For Hubbard, a seasoned practitioner, that compositional urge can be triggered by anything from a tornado he experienced as a child to the simple satisfaction of beating on a pan with a stick. "Well, I can drive by a snake farm and write a song," he laughs, referring to the title song of his previous record, Snake Farm.
"So I can find inspiration. It's all around, if you're conscious of it—just look around and see something that's interesting," he continues. "So yeah, I can write a song about pretty much anything—wasp nests, opium, the Four Horsemen. This album kinda proves it, doesn't it?"
With a song devoted to each of those subjects, A. Enlightenment readily confirms that assessment, while applying spare, sometimes strongly percussive musical settings to his plainspoken observations. The feral rhythms of "Pots and Pans" and "Whoop and Hollar" evoke the primal field workers' chants recorded by musical anthropologist Alan Lomax some 70 years ago, while songs like "Down Home Country Blues," "Drunken Poet's Dream" and the title track ride on surging, full-band treatments.
At the same time, the arid emptiness of "Opium" and "The Four Horsemen of the Apocalypse" seems rooted in the dustbowl plains where Hubbard grew up, steeped also in the rich imagery and musical traditions of the Southern church. "I didn't quite understand what was going on at the time, but I could see the power of it," he reflects. "So it still stays with me."
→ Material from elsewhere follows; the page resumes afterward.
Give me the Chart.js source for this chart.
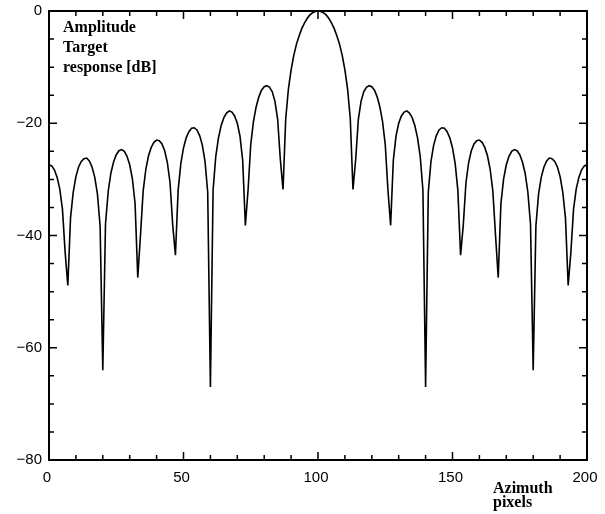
<!DOCTYPE html>
<html>
<head>
<meta charset="utf-8">
<script src="https://cdn.jsdelivr.net/npm/chart.js@4"></script>
<style>
  html, body { margin: 0; padding: 0; background: #fff; }
  canvas { display: block; }
</style>
</head>
<body>
<canvas id="chart" width="605" height="514"></canvas>
<script>
// azimuth sample positions (pixels)
const azimuthPixels = [
  0, 1, 2, 3, 4, 5, 6, 7, 8, 9, 10, 11, 12, 13, 14, 15, 16, 17, 18, 19,
  20, 21, 22, 23, 24, 25, 26, 27, 28, 29, 30, 31, 32, 33, 34, 35, 36, 37, 38, 39,
  40, 41, 42, 43, 44, 45, 46, 47, 48, 49, 50, 51, 52, 53, 54, 55, 56, 57, 58, 59,
  60, 61, 62, 63, 64, 65, 66, 67, 68, 69, 70, 71, 72, 73, 74, 75, 76, 77, 78, 79,
  80, 81, 82, 83, 84, 85, 86, 87, 88, 89, 90, 91, 92, 93, 94, 95, 96, 97, 98, 99,
  100, 101, 102, 103, 104, 105, 106, 107, 108, 109, 110, 111, 112, 113, 114, 115, 116, 117, 118, 119,
  120, 121, 122, 123, 124, 125, 126, 127, 128, 129, 130, 131, 132, 133, 134, 135, 136, 137, 138, 139,
  140, 141, 142, 143, 144, 145, 146, 147, 148, 149, 150, 151, 152, 153, 154, 155, 156, 157, 158, 159,
  160, 161, 162, 163, 164, 165, 166, 167, 168, 169, 170, 171, 172, 173, 174, 175, 176, 177, 178, 179,
  180, 181, 182, 183, 184, 185, 186, 187, 188, 189, 190, 191, 192, 193, 194, 195, 196, 197, 198, 199,
  200
];

// target response amplitude [dB]
const amplitudeDb = [
  -27.4, -27.6, -28.3, -29.6, -31.7, -35.3, -43.0, -48.9, -36.9, -32.3,
  -29.5, -27.8, -26.8, -26.3, -26.2, -26.7, -27.8, -29.6, -32.6, -38.3,
  -64.0, -38.0, -32.2, -28.9, -26.9, -25.6, -24.9, -24.7, -25.0, -25.9,
  -27.4, -29.9, -34.3, -47.5, -40.0, -32.1, -28.2, -25.8, -24.3, -23.4,
  -23.0, -23.1, -23.7, -24.9, -27.0, -30.6, -38.2, -43.5, -32.0, -27.2,
  -24.4, -22.6, -21.5, -20.9, -20.8, -21.2, -22.2, -23.9, -26.8, -32.3,
  -67.0, -31.9, -25.9, -22.6, -20.4, -19.0, -18.2, -17.8, -18.0, -18.7,
  -20.0, -22.3, -26.6, -38.2, -31.9, -23.8, -19.7, -17.1, -15.3, -14.1,
  -13.5, -13.3, -13.6, -14.4, -16.1, -19.3, -26.5, -31.8, -19.2, -13.9,
  -10.5, -7.9, -5.9, -4.4, -3.1, -2.1, -1.3, -0.7, -0.3, -0.1,
  0.0,
  -0.1, -0.3, -0.7, -1.3, -2.1, -3.1, -4.4, -5.9, -7.9, -10.5,
  -13.9, -19.2, -31.8, -26.5, -19.3, -16.1, -14.4, -13.6, -13.3, -13.5,
  -14.1, -15.3, -17.1, -19.7, -23.8, -31.9, -38.2, -26.6, -22.3, -20.0,
  -18.7, -18.0, -17.8, -18.2, -19.0, -20.4, -22.6, -25.9, -31.9, -67.0,
  -32.3, -26.8, -23.9, -22.2, -21.2, -20.8, -20.9, -21.5, -22.6, -24.4,
  -27.2, -32.0, -43.5, -38.2, -30.6, -27.0, -24.9, -23.7, -23.1, -23.0,
  -23.4, -24.3, -25.8, -28.2, -32.1, -40.0, -47.5, -34.3, -29.9, -27.4,
  -25.9, -25.0, -24.7, -24.9, -25.6, -26.9, -28.9, -32.2, -38.0, -64.0,
  -38.3, -32.6, -29.6, -27.8, -26.7, -26.2, -26.3, -26.8, -27.8, -29.5,
  -32.3, -36.9, -48.9, -43.0, -35.3, -31.7, -29.6, -28.3, -27.6, -27.4
];

const xTicks = [0, 50, 100, 150, 200];
const yTicks = [-80, -60, -40, -20, 0];
const yTitleLines = ['Amplitude', 'Target', 'response [dB]'];
const xTitleLines = ['Azimuth', 'pixels'];

const serif = '"Liberation Serif", "DejaVu Serif", serif';
const sans = '"Liberation Sans", Arial, sans-serif';

// frame with inward ticks on all four sides, plus the in-plot titles
const frameTicks = {
  id: 'frameTicks',
  afterDatasetsDraw(chart) {
    const { ctx, chartArea: a, scales: { x, y } } = chart;
    ctx.save();
    ctx.strokeStyle = '#000';
    ctx.lineWidth = 2;
    ctx.strokeRect(a.left, a.top, a.right - a.left, a.bottom - a.top);
    ctx.lineWidth = 1.5;
    ctx.beginPath();
    for (let v = 0; v <= 200; v += 10) {
      const px = x.getPixelForValue(v);
      const len = xTicks.includes(v) ? 8 : 5;
      ctx.moveTo(px, a.bottom); ctx.lineTo(px, a.bottom - len);
      ctx.moveTo(px, a.top); ctx.lineTo(px, a.top + len);
    }
    for (let v = -80; v <= 0; v += 5) {
      const py = y.getPixelForValue(v);
      const len = yTicks.includes(v) ? 8 : 5;
      ctx.moveTo(a.left, py); ctx.lineTo(a.left + len, py);
      ctx.moveTo(a.right, py); ctx.lineTo(a.right - len, py);
    }
    ctx.stroke();

    ctx.fillStyle = '#000';
    ctx.font = 'bold 16px ' + serif;
    ctx.textAlign = 'left';
    ctx.textBaseline = 'alphabetic';
    yTitleLines.forEach((t, i) => ctx.fillText(t, a.left + 14, 32 + i * 20));
    xTitleLines.forEach((t, i) => ctx.fillText(t, 493, 493 + i * 14));
    ctx.restore();
  }
};

new Chart(document.getElementById('chart'), {
  type: 'line',
  data: {
    labels: azimuthPixels,
    datasets: [{
      data: amplitudeDb,
      borderColor: '#000',
      borderWidth: 1.6,
      pointRadius: 0,
      tension: 0,
      fill: false
    }]
  },
  options: {
    responsive: false,
    animation: false,
    devicePixelRatio: 1,
    layout: { padding: { top: 11, right: 18, left: 0, bottom: 0 } },
    plugins: { legend: { display: false }, tooltip: { enabled: false } },
    scales: {
      x: {
        type: 'linear',
        min: 0,
        max: 200,
        afterFit: (scale) => {
          scale.height = 54;
          scale.paddingLeft = 0;
          scale.paddingRight = 0;
        },
        afterBuildTicks: (scale) => { scale.ticks = xTicks.map(v => ({ value: v })); },
        grid: { display: false, drawTicks: false },
        border: { display: false },
        ticks: {
          padding: 9,
          labelOffset: -2,
          color: '#000',
          font: { family: sans, size: 15 },
          callback: (v) => String(v)
        }
      },
      y: {
        min: -80,
        max: 0,
        afterFit: (scale) => {
          scale.width = 49;
          scale.paddingTop = 0;
          scale.paddingBottom = 0;
        },
        afterBuildTicks: (scale) => { scale.ticks = yTicks.map(v => ({ value: v })); },
        grid: { display: false, drawTicks: false },
        border: { display: false },
        ticks: {
          padding: 7,
          color: '#000',
          font: { family: sans, size: 15 },
          callback: (v) => (v < 0 ? '\u2212' + Math.abs(v) : String(v))
        }
      }
    }
  },
  plugins: [frameTicks]
});
</script>
</body>
</html>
Now 65, Hubbard says he's been making music ever since "I made that decision back in my 20s that I was going to hang my life on this old guitar," he says. But for a long time, his only claim to fame as a writer was a rowdy half-joke popularized by Jerry Jeff Walker. Hubbard's "Up Against the Wall, Redneck Mother" became his musical albatross. For years after it appeared on Walker's breakthrough Viva Terlinuga record, he elaborates, "I'd go into a club and people would say, 'Play "Redneck Mother,"' and I'd play it. Then I'd say, 'Here's another song I wrote,' and they'd go, 'Play "Redneck Mother" again.'"
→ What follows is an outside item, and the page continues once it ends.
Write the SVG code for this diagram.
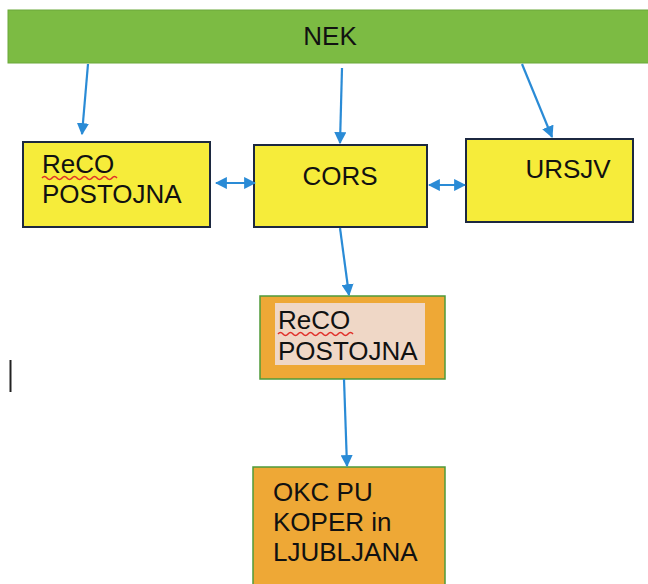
<svg xmlns="http://www.w3.org/2000/svg" width="648" height="584" viewBox="0 0 648 584">
<style>
text{font-family:"Liberation Sans",Arial,sans-serif;font-size:26px;fill:#111}
.yb{fill:#f6ec3a;stroke:#1c2840;stroke-width:2}
.ob{fill:#eea836;stroke:#4f9a3a;stroke-width:1.5}
.c{stroke:#2a8bd6;stroke-width:2.2;fill:none}
.w{stroke:#e0302a;stroke-width:1.5;fill:none}
</style>
<defs>
<marker id="ah" viewBox="0 0 10 10" refX="9" refY="5" markerWidth="5.5" markerHeight="5.5" orient="auto-start-reverse" markerUnits="strokeWidth">
<path d="M0,0 L10,5 L0,10 Z" fill="#2a8bd6"/>
</marker>
</defs>
<rect width="648" height="584" fill="#ffffff"/>
<g id="nek">
<rect x="8" y="10" width="645" height="53" fill="#7cbb43" stroke="#6aa83a" stroke-width="1"/>
<text x="330" y="45" text-anchor="middle" font-size="24">NEK</text>
</g>
<g id="reco1">
<rect class="yb" x="23" y="142" width="187" height="85"/>
<text x="42" y="173">ReCO</text>
<text x="42" y="203">POSTOJNA</text>
<path class="w" d="M42,178 q2.5,-3 5,0 t5,0 t5,0 t5,0 t5,0 t5,0 t5,0 t5,0 t5,0 t5,0 t5,0 t5,0 t5,0 t5,0 t5,0"/>
</g>
<g id="cors">
<rect class="yb" x="254" y="145" width="173" height="82"/>
<text x="340" y="185" text-anchor="middle">CORS</text>
</g>
<g id="ursjv">
<rect class="yb" x="466" y="139" width="167" height="83"/>
<text x="568" y="178" text-anchor="middle">URSJV</text>
</g>
<g id="reco2">
<rect class="ob" x="260" y="296" width="185" height="83"/>
<rect x="275" y="303" width="150" height="62" fill="#efd7c6"/>
<text x="278" y="329">ReCO</text>
<text x="278" y="360">POSTOJNA</text>
<path class="w" d="M278,334 q2.5,-3 5,0 t5,0 t5,0 t5,0 t5,0 t5,0 t5,0 t5,0 t5,0 t5,0 t5,0 t5,0 t5,0 t5,0 t5,0"/>
</g>
<g id="okc">
<rect class="ob" x="253" y="467" width="192" height="125"/>
<text x="273" y="501">OKC PU</text>
<text x="273" y="531">KOPER in</text>
<text x="273" y="561">LJUBLJANA</text>
</g>
<g id="connectors">
<line class="c" x1="88" y1="64" x2="82" y2="134" marker-end="url(#ah)"/>
<line class="c" x1="342" y1="68" x2="340" y2="143" marker-end="url(#ah)"/>
<line class="c" x1="522" y1="64" x2="552" y2="137" marker-end="url(#ah)"/>
<line class="c" x1="216" y1="183" x2="255" y2="183" marker-start="url(#ah)" marker-end="url(#ah)"/>
<line class="c" x1="429" y1="185" x2="465" y2="185" marker-start="url(#ah)" marker-end="url(#ah)"/>
<line class="c" x1="340" y1="228" x2="349" y2="295" marker-end="url(#ah)"/>
<line class="c" x1="344" y1="379" x2="347" y2="466" marker-end="url(#ah)"/>
</g>
<line x1="10.5" y1="360" x2="10.5" y2="392" stroke="#222" stroke-width="2"/>
</svg>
But he's since made peace with the old tune. "Right now today, it fits in my arsenal very well, because I have all these other songs. I enjoy it now. It's a good card to have in your hand, a trump card."
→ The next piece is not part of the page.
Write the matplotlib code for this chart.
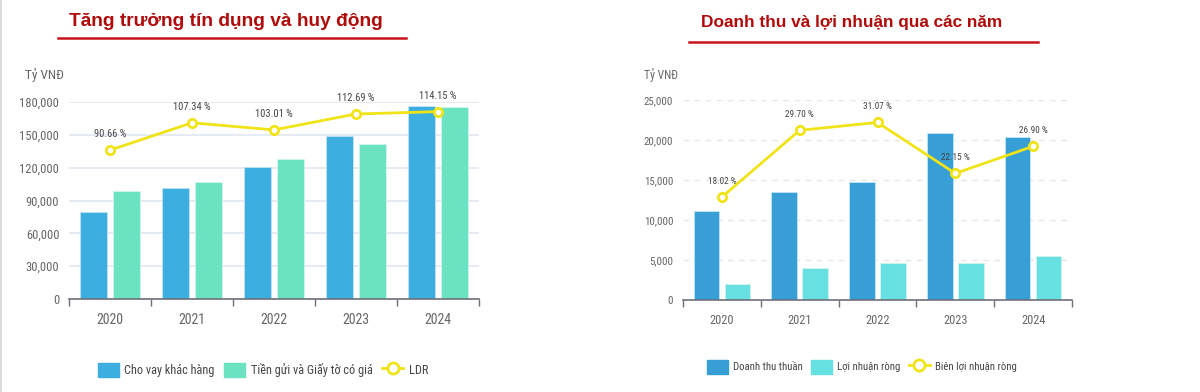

That's not the only thing he sees differently these days, two decades into what could be characterized as the second act in his biography. "Yeah, the first act was a really bad Tennessee Williams play," he admits. "Either that or Paradise Lost, I suppose. Up until I turned 41. On my 41st birthday, I got clean and sober. The second act, the last 20 years, has been a really good act."
Hubbard attributes his turnaround to the dual circumstances of hitting "emotional, mental, physical and spiritual bottom," and the timely intercession of fellow Texas musician Stevie Ray Vaughn. "Stevie was the first guy I'd seen who had gotten sober but still had an incredible edge to him," Ray recalls. "I realized I'd had all the fun I could stand and it was time to change my thinking. Try to have that psychic change that they talk about. 'Cause if I hadn't, I probably wouldn't be here now.
"But I have the tools today to play the game in a positive way," he continues. "I have a quote from my wife: 'The days that I can keep my gratitude higher than my expectations, I have really good days.' So that's what I try to do."